FLAGSTAFF – City officials are fast-tracking a proposal that would allow nearly 100-foot-high wind turbines on lots as small as a half-acre in areas zoned for commercial or industrial use.
The proposal won’t contain a section on wind turbines in residential areas in Flagstaff, but city officials said that question is expected to be addressed in 12 to 18 months when the city does an extensive rewrite of its land development laws.
The rules currently don’t specifically allow turbines, nor do they forbid them.
Demand for wind turbines has been low. The city’s business incubator and a business at another location both recently put up large wind turbines. Neither has been hooked up to the power grid. They are waiting for certification from utility officials.
“The only requests to come forward are those two,” said Roger Eastman, the city’s code administrator. “There really isn’t a lot of interest.”
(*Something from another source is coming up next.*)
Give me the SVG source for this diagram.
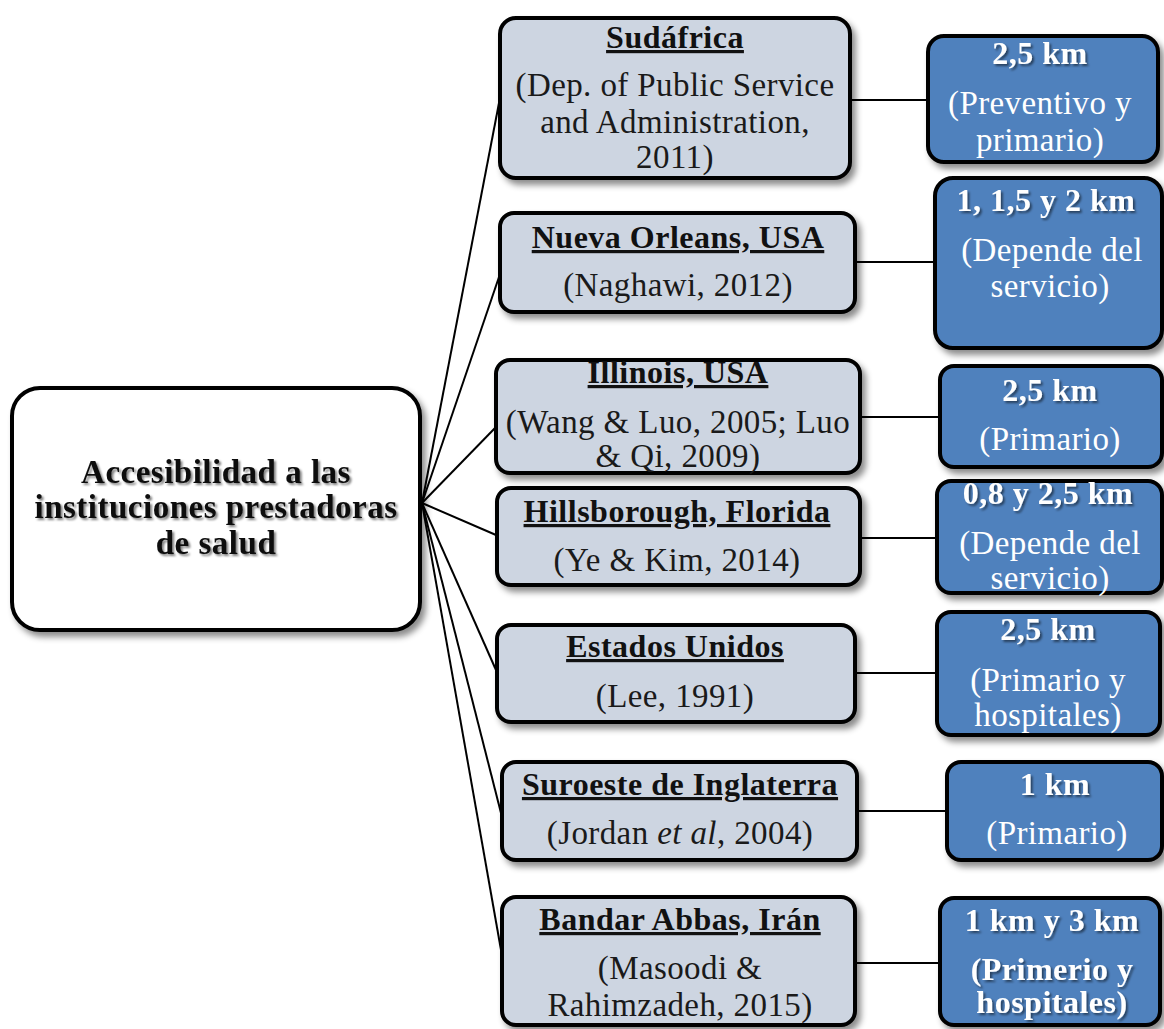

Andy Kruse, a founder of turbine-selling Southwest Windpower in west Flagstaff, said the council direction on wind turbines was good news for the community. “It is a great step forward for the community,” he said. Kruse estimated it would cost roughly $13,000 to buy and install one of his turbines.
Proponents said large portions of the city don’t have adequate wind resources to merit their installation.
Kruse said the nearly 100-foot height limit on wind turbines allows them to capture peak wind resources without being blocked by buildings or trees.
A wind resource map of Flagstaff generated by a Northern Arizona University professor shows only small pockets where there might be sufficient wind resources to put a wind turbine.